• [Exercise brief] Check every line below for the word "recreates" and give only the number of lines where it appears.

# # # # #

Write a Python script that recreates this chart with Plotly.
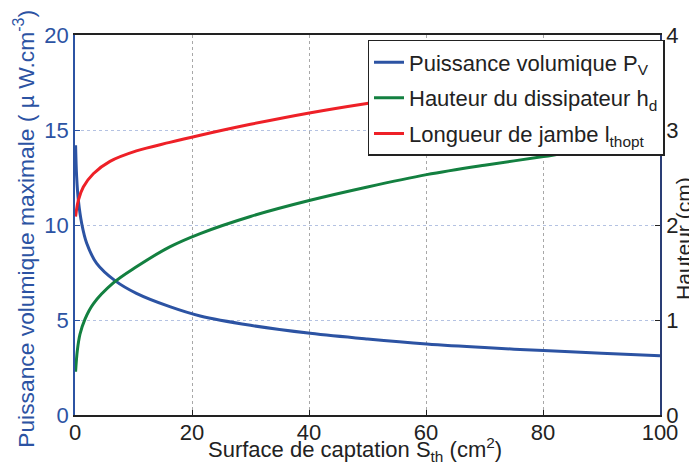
import plotly.graph_objects as go

# Surface de captation (cm^2) and series values
x_pv = [0.1, 0.28, 0.57, 1.14, 2.0, 3.7, 6.84, 10.5, 16.2, 21.4, 30, 40.2, 50, 60.1, 70, 80.1, 90, 100]
pv = [14.2, 12.54, 11.32, 10.09, 9.04, 7.98, 7.07, 6.40, 5.70, 5.21, 4.72, 4.30, 4.00, 3.74, 3.55, 3.39, 3.25, 3.12]

x_hd = [0.1, 0.4, 0.85, 1.71, 3.13, 6.55, 10.5, 16.2, 21.4, 30, 40.2, 50, 60.1, 70, 80.1, 90, 100]
hd = [0.456, 0.68, 0.85, 1.01, 1.17, 1.39, 1.56, 1.77, 1.91, 2.09, 2.26, 2.40, 2.53, 2.63, 2.72, 2.82, 2.89]

x_l = [0.1, 0.57, 1.42, 3.13, 5.98, 10.5, 16.2, 21.4, 30, 40.05, 49.9, 60, 70, 80, 90, 100]
l_th = [2.09, 2.26, 2.40, 2.54, 2.67, 2.78, 2.87, 2.945, 3.06, 3.18, 3.28, 3.37, 3.45, 3.53, 3.60, 3.67]

x_ticks = [0, 20, 40, 60, 80, 100]
y1_ticks = [0, 5, 10, 15, 20]
y2_ticks = [0, 1, 2, 3, 4]

BLUE = "#2C53A3"
GREEN = "#138040"
RED = "#EE2027"
DARK = "#222222"
FONT = "Liberation Sans, Arial, sans-serif"
FS = 22

fig = go.Figure()
fig.add_trace(go.Scatter(x=x_pv, y=pv, mode="lines", name="Puissance volumique P<sub>V</sub>",
                         legendgroup="a",
                         line=dict(color=BLUE, width=3, shape="spline", smoothing=1.0), yaxis="y"))
fig.add_trace(go.Scatter(x=x_hd, y=hd, mode="lines", name="Hauteur du dissipateur h<sub>d</sub>",
                         legendgroup="b",
                         line=dict(color=GREEN, width=3, shape="spline", smoothing=1.0), yaxis="y2"))
fig.add_trace(go.Scatter(x=x_l, y=l_th, mode="lines", name="Longueur de jambe l<sub>thopt</sub>",
                         legendgroup="c",
                         line=dict(color=RED, width=3, shape="spline", smoothing=1.0), yaxis="y2"))

fig.update_layout(
    width=689, height=457,
    margin=dict(l=67, r=37, t=27, b=50, autoexpand=False),
    paper_bgcolor="white", plot_bgcolor="white",
    font=dict(family=FONT, size=FS, color=DARK),
    showlegend=True,
    legend=dict(x=0.50, y=0.987, xanchor="left", yanchor="top",
                bgcolor="white", bordercolor=DARK, borderwidth=1.5,
                font=dict(family=FONT, size=FS, color=DARK),
                tracegroupgap=4, itemwidth=30),
    xaxis=dict(range=[0, 100], tickvals=x_ticks, showgrid=True, gridcolor="#A8A8A8",
               griddash="dot", gridwidth=1, zeroline=False, showline=True, linecolor=DARK,
               linewidth=1.5, mirror=True, ticks="inside", ticklen=5, tickcolor=DARK,
               tickfont=dict(size=FS, color=DARK), ticklabelstandoff=-3, automargin=False),
    yaxis=dict(range=[0, 20], tickvals=y1_ticks, showgrid=True, gridcolor="#B4C2E2",
               griddash="dot", gridwidth=1, zeroline=False, showline=True, linecolor=BLUE,
               linewidth=1.5, ticks="inside", ticklen=5, tickcolor=BLUE,
               tickfont=dict(size=FS, color=BLUE), automargin=False),
    yaxis2=dict(range=[0, 4], tickvals=y2_ticks, overlaying="y", side="right", showgrid=False,
                zeroline=False, showline=True, linecolor="#2A3D75", linewidth=1.5,
                ticks="inside", ticklen=5, tickcolor=DARK,
                tickfont=dict(size=FS, color=DARK), automargin=False),
    annotations=[
        dict(text="Surface de captation S<sub>th</sub> (cm<sup>2</sup>)", xref="paper", yref="paper",
             x=0.479, y=-0.092, xanchor="center", yanchor="middle", showarrow=False,
             font=dict(size=FS, color=DARK)),
        dict(text="Puissance volumique maximale ( µ W.cm<sup>-3</sup>)", xref="paper", yref="paper",
             x=-0.0855, y=0.49, xanchor="center", yanchor="middle", textangle=-90, showarrow=False,
             font=dict(size=22.8, color=BLUE)),
        dict(text="Hauteur (cm)", xref="paper", yref="paper",
             x=1.041, y=0.466, xanchor="center", yanchor="middle", textangle=-90, showarrow=False,
             font=dict(size=21, color=DARK)),
    ],
)

fig.write_html("out.html")
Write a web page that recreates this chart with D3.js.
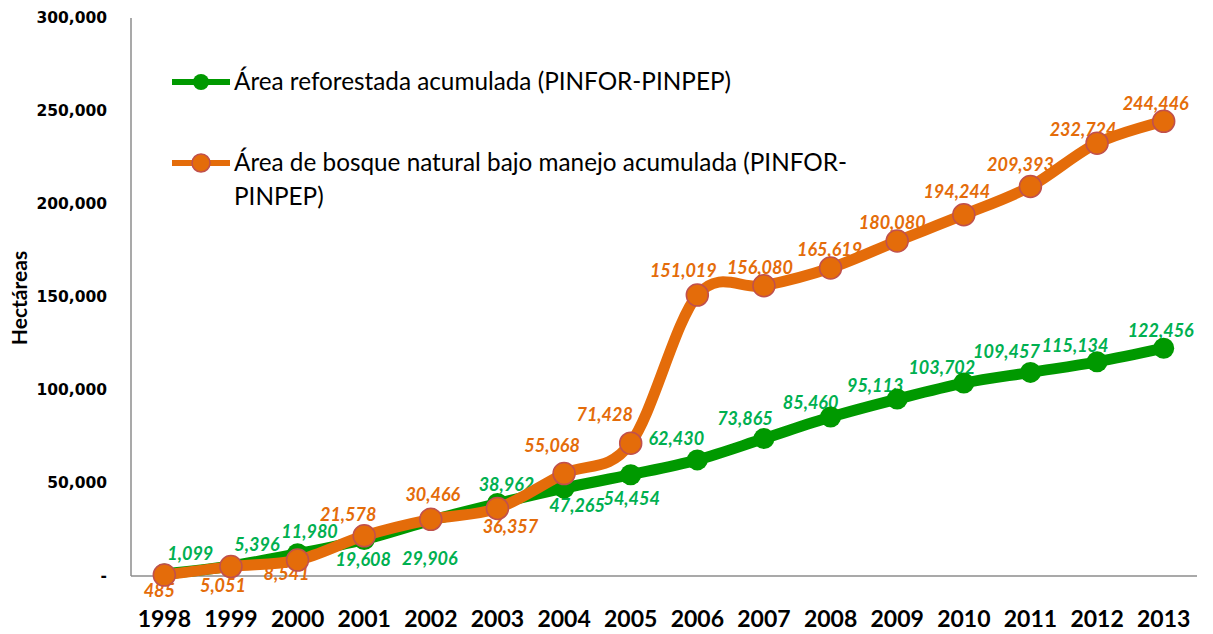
<!DOCTYPE html>
<html>
<head>
<meta charset="utf-8">
<script src="https://cdn.jsdelivr.net/npm/d3@7"></script>
<style>
  body { margin: 0; background: #fff; }
  svg text { font-family: Lato, "Open Sans", sans-serif; }
</style>
</head>
<body>
<div id="chart"></div>
<script>
// data
var years = ["1998","1999","2000","2001","2002","2003","2004","2005","2006","2007","2008","2009","2010","2011","2012","2013"];
var reforestada = [1099, 5396, 11980, 19608, 29906, 38962, 47265, 54454, 62430, 73865, 85460, 95113, 103702, 109457, 115134, 122456];
var bosque = [485, 5051, 8541, 21578, 30466, 36357, 55068, 71428, 151019, 156080, 165619, 180080, 194244, 209393, 232724, 244446];
var yTicks = [0, 50000, 100000, 150000, 200000, 250000, 300000];

// label offsets (px) relative to each marker
var greenLabelDx = [26, 26, 12, -1, -1, 9, 13, 1, -21, -19, -20, -22, -22, -24, -22, -3];
var greenLabelDy = [-20, -21, -22, 20, 38, -19, 18, 24, -21, -20, -14, -13, -15, -21, -16, -18];
var orangeLabelDx = [-5, -8, -11, -16, 2, 13, -12, -26, -14, -4, -1, -5, -7, -10, -14, -8];
var orangeLabelDy = [16, 19, 14, -21, -25, 18, -28, -28, -24, -18, -18, -18, -23, -22, -13, -18];

var width = 1213, height = 634;
var m_left = 131, m_right = 1197, m_top = 18, m_bottom = 576;

var svg = d3.select("#chart").append("svg")
  .attr("width", width)
  .attr("height", height)

var x = d3.scalePoint().domain(years).range([m_left, m_right]).padding(0.5)
var y = d3.scaleLinear().domain([0, 300000]).range([m_bottom, m_top])
var fmt = d3.format(",")

//axes lines
svg.append("line").attr("x1", m_left).attr("x2", m_left).attr("y1", m_top).attr("y2", m_bottom)
  .style("stroke", "#8c8c8c").style("stroke-width", 1.5)
svg.append("line").attr("x1", m_left).attr("x2", m_right).attr("y1", m_bottom).attr("y2", m_bottom)
  .style("stroke", "#8c8c8c").style("stroke-width", 1.5)

//y tick labels
svg.selectAll(".ytick").data(yTicks).enter().append("text")
  .attr("x", 107).attr("y", function(d){ return y(d); })
  .attr("dy", "0.35em")
  .attr("text-anchor", "end")
  .style("font-family", "'DejaVu Sans', sans-serif")
  .style("font-size", "15.5px").style("font-weight", "bold")
  .text(function(d){ return d == 0 ? "-" : fmt(d); })

//x tick labels
svg.selectAll(".xtick").data(years).enter().append("text")
  .attr("x", function(d){ return x(d); }).attr("y", 627)
  .attr("text-anchor", "middle")
  .style("font-size", "23px").style("font-weight", "bold")
  .text(function(d){ return d; })

//axis title
svg.append("text")
  .attr("transform", "translate(27,298) rotate(-90)")
  .attr("text-anchor", "middle")
  .style("font-size", "21px").style("font-weight", "bold")
  .text("Hectáreas")

var green = "#009900", greenText = "#00b050"
var orange = "#e46c0a", orangeEdge = "#c0504d"

//data labels (drawn under the lines like the original)
svg.selectAll(".glab").data(reforestada).enter().append("text")
  .attr("x", function(d, i){ return x(years[i]) + greenLabelDx[i]; })
  .attr("y", function(d, i){ return y(d) + greenLabelDy[i]; })
  .attr("dy", "0.35em").attr("text-anchor", "middle")
  .style("font-size", "18px").style("font-weight", "bold").style("font-style", "italic")
  .style("fill", greenText)
  .text(function(d){ return fmt(d); })

svg.selectAll(".olab").data(bosque).enter().append("text")
  .attr("x", function(d, i){ return x(years[i]) + orangeLabelDx[i]; })
  .attr("y", function(d, i){ return y(d) + orangeLabelDy[i]; })
  .attr("dy", "0.35em").attr("text-anchor", "middle")
  .style("font-size", "18px").style("font-weight", "bold").style("font-style", "italic")
  .style("fill", orange)
  .text(function(d){ return fmt(d); })

var line = d3.line()
  .x(function(d, i){ return x(years[i]); })
  .y(function(d){ return y(d); })
  .curve(d3.curveCatmullRom.alpha(0))

//green series
svg.append("path").datum(reforestada).attr("d", line)
  .style("fill", "none").style("stroke", green).style("stroke-width", 11)
svg.selectAll(".gdot").data(reforestada).enter().append("circle")
  .attr("cx", function(d, i){ return x(years[i]); })
  .attr("cy", function(d){ return y(d); })
  .attr("r", 10.5).style("fill", green)

//orange series
svg.append("path").datum(bosque).attr("d", line)
  .style("fill", "none").style("stroke", orange).style("stroke-width", 11)
svg.selectAll(".odot").data(bosque).enter().append("circle")
  .attr("cx", function(d, i){ return x(years[i]); })
  .attr("cy", function(d){ return y(d); })
  .attr("r", 11).style("fill", orange)
  .style("stroke", orangeEdge).style("stroke-width", 1.5)

//legend
var lg = svg.append("g")
lg.append("line").attr("x1", 172).attr("x2", 230).attr("y1", 82).attr("y2", 82)
  .style("stroke", green).style("stroke-width", 6)
lg.append("circle").attr("cx", 201).attr("cy", 82).attr("r", 8).style("fill", green)
lg.append("text").attr("x", 234).attr("y", 90)
  .style("font-size", "24.3px")
  .text("Área reforestada acumulada (PINFOR-PINPEP)")

lg.append("line").attr("x1", 172).attr("x2", 230).attr("y1", 163).attr("y2", 163)
  .style("stroke", orange).style("stroke-width", 6)
lg.append("circle").attr("cx", 201).attr("cy", 163).attr("r", 9)
  .style("fill", orange).style("stroke", orangeEdge).style("stroke-width", 1.5)
lg.append("text").attr("x", 234).attr("y", 171)
  .style("font-size", "24.3px")
  .text("Área de bosque natural bajo manejo acumulada (PINFOR-")
lg.append("text").attr("x", 234).attr("y", 205)
  .style("font-size", "24.3px")
  .text("PINPEP)")
</script>
</body>
</html>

# # # # #

• [Solution to this task] 2